• INFORMATION GIVEN
◇ ◇ ◇ ◇

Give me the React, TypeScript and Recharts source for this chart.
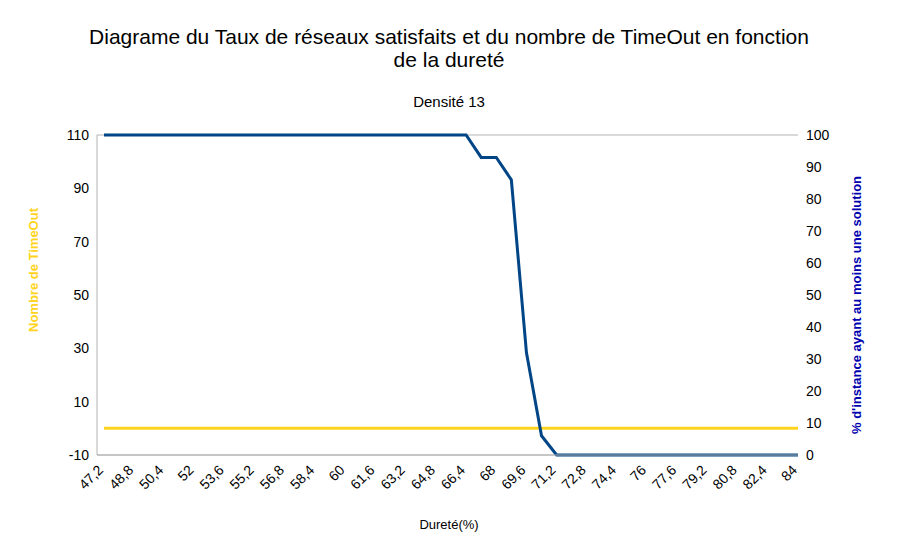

◇ ◇ ◇ ◇

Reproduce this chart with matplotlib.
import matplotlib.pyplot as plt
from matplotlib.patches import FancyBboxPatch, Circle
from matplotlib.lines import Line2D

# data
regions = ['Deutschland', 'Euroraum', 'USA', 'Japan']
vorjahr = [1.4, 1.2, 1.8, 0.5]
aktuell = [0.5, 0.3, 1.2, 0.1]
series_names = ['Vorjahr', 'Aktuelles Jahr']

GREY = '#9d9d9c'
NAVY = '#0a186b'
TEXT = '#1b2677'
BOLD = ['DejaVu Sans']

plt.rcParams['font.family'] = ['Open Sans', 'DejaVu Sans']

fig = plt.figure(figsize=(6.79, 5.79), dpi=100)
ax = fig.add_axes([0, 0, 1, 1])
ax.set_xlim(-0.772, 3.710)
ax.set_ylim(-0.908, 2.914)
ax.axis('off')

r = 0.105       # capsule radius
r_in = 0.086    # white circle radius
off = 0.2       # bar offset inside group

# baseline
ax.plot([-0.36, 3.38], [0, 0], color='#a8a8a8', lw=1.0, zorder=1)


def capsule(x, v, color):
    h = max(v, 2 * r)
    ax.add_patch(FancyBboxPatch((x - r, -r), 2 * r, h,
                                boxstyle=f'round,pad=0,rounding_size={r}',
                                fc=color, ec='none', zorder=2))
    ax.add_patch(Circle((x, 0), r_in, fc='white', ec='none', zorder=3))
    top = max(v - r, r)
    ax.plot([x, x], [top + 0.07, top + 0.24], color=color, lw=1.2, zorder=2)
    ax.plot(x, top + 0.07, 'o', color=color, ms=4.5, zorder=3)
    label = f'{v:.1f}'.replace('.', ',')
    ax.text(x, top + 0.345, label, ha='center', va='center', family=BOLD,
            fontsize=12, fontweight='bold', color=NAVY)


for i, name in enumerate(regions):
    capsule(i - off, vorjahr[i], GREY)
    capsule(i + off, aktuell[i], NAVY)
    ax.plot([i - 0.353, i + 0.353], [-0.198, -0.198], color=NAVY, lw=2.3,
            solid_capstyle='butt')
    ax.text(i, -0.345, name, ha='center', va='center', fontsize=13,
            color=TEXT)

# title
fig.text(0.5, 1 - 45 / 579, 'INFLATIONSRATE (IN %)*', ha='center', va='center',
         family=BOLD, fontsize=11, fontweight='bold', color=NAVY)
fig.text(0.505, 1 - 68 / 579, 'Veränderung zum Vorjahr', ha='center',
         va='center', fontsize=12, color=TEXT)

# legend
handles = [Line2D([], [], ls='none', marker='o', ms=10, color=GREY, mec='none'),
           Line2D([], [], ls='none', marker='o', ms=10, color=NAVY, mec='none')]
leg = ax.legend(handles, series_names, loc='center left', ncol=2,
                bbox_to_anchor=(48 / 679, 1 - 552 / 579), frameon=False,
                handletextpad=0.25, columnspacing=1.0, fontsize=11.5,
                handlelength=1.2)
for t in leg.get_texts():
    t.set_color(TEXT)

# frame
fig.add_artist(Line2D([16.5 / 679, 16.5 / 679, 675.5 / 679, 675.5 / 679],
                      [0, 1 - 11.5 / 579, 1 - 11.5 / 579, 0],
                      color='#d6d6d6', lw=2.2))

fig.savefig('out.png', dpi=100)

◇ ◇ ◇ ◇

• REQUIRED WORK
Pull every line containing "matplotlib" out of the data above.

• FINISHED ANSWER
Reproduce this chart with matplotlib.
import matplotlib.pyplot as plt
from matplotlib.patches import FancyBboxPatch, Circle
from matplotlib.lines import Line2D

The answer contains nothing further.